At that time those were not his lives to take. Add on the fact that he went rogue with a Federation starship in which he was responsible for countless lives.
None of this differs from what Kirk did in ST3:TSfS. He stole a starship and murdered a bunch of Klingons. While the Klingons apparently declared war over it (or at least said "there shall be no peace as long as Kirk lives"), nobody paid much attention, just like nobody really noticed when the Cardassians decided to be at war with the Federation at the start of "The Wounded". And while Kirk's superiors didn't exactly like him going rogue, a year later Kirk was a celebrity and a few years on a leading envoy to the Klingons.

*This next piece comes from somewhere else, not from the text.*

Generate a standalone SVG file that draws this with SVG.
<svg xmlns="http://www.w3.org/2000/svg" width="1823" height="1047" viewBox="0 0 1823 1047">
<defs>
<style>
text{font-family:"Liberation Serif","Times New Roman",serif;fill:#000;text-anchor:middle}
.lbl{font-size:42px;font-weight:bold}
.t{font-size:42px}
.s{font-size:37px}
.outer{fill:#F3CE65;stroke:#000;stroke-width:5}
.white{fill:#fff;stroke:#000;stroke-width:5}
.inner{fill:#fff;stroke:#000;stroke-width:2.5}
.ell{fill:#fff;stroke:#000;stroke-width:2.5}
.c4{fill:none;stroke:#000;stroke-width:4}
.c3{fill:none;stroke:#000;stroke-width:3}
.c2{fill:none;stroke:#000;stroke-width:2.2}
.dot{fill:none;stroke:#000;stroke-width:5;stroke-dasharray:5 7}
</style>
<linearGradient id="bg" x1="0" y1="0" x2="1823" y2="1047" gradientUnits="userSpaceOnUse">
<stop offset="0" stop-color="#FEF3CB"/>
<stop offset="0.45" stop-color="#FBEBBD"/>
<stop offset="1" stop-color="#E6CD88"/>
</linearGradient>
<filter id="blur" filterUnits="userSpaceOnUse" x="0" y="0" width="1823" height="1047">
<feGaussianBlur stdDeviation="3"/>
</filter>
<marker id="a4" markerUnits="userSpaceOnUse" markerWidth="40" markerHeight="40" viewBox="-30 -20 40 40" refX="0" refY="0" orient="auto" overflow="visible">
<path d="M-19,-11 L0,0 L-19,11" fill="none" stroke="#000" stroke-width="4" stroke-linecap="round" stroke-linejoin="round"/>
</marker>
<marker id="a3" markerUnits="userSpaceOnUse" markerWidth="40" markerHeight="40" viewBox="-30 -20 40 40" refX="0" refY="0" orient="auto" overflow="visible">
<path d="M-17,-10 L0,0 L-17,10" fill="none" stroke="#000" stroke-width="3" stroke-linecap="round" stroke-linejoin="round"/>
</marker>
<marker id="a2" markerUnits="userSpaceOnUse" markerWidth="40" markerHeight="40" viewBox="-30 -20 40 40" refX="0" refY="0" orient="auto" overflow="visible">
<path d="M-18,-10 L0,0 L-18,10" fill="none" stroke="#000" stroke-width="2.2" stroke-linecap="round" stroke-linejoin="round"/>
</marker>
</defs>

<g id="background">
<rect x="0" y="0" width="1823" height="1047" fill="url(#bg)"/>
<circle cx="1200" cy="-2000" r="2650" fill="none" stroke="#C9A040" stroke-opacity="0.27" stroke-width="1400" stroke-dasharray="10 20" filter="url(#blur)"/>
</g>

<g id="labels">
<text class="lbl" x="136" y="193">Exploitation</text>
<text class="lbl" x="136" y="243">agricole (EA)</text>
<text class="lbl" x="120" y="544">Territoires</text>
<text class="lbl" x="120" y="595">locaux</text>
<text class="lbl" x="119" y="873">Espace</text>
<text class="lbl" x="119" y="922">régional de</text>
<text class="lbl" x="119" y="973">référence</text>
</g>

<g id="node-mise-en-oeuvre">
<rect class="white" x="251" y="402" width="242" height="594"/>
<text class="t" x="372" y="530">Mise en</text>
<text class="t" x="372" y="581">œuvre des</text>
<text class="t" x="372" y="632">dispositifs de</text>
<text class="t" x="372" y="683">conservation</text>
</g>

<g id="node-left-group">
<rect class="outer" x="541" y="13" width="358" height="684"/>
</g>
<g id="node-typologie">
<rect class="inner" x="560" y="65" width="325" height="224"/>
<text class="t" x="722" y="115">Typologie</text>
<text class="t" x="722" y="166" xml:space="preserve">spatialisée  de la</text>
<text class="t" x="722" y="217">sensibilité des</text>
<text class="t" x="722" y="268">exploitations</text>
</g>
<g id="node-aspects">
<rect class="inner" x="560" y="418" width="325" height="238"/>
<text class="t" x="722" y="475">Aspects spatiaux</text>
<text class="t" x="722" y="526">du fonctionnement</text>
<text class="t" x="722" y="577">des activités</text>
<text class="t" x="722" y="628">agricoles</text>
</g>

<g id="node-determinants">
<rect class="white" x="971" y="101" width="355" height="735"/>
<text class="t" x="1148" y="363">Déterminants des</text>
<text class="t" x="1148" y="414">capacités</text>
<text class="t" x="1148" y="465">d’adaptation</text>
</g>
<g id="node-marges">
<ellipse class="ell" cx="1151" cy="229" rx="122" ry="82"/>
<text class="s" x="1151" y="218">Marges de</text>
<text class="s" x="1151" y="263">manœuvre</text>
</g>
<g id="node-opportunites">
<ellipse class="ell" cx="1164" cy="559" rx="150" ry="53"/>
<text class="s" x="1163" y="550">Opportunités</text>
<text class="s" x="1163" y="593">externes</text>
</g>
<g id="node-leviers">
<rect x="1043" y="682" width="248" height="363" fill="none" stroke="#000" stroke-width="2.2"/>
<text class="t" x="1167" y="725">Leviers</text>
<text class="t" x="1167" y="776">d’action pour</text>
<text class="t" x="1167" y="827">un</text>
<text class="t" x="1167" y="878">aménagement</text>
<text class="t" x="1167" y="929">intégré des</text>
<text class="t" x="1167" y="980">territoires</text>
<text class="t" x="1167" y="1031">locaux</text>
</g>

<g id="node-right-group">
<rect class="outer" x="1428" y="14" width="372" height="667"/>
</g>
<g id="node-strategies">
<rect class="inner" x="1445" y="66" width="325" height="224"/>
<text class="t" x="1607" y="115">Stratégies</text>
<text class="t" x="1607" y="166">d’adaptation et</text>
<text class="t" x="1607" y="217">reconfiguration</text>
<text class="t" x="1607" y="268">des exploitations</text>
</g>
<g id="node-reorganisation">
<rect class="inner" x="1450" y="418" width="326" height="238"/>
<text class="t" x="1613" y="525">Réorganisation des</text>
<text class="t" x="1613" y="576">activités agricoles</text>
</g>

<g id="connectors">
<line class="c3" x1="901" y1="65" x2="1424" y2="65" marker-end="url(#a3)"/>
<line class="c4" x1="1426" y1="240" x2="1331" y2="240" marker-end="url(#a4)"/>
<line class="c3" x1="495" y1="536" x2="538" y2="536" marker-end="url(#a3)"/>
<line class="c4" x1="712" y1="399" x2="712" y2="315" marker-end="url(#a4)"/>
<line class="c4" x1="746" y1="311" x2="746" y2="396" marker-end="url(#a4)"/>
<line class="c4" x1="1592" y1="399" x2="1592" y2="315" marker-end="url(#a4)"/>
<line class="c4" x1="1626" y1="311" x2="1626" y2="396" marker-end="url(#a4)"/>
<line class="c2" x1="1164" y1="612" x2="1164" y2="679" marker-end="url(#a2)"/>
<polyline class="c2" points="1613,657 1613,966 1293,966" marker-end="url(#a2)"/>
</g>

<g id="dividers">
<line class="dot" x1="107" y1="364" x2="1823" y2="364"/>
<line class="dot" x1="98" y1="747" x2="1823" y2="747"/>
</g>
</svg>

Starfleet doesn't much care if its field commanders kill people. Space is dangerous enough, with grave dangers of misunderstanding either way when encounters with the unknown take place. Sometimes skippers err on the side of caution and get themselves and UFP citizens killed. Sometimes they err the other way and get alien scum killed. Obviously, Starfleet would vastly prefer the latter.
This reflects oddly on the sentiment that starship crews would be expendable in upholding the Prime Directive, with altruist suicide preferable to selfish survival, as suggested in "Omega Glory". But said TOS episode is basically the only place where anybody from Starfleet ponders on the virtues of suicide as a military maneuver. Kirk flat out refused to consider it even in cases where he could take down key UFP enemies with him. Picard spoke of the importance of upholding Starfleet principles but never when self-survival was at stake. Both were soldiers by profession, and both swatted starships occupied by hundreds of sentients out of existence whenever necessary for UFP safety - without formal declaration of war or anything like that ("Day of the Dove", "Best of Both Worlds" etc).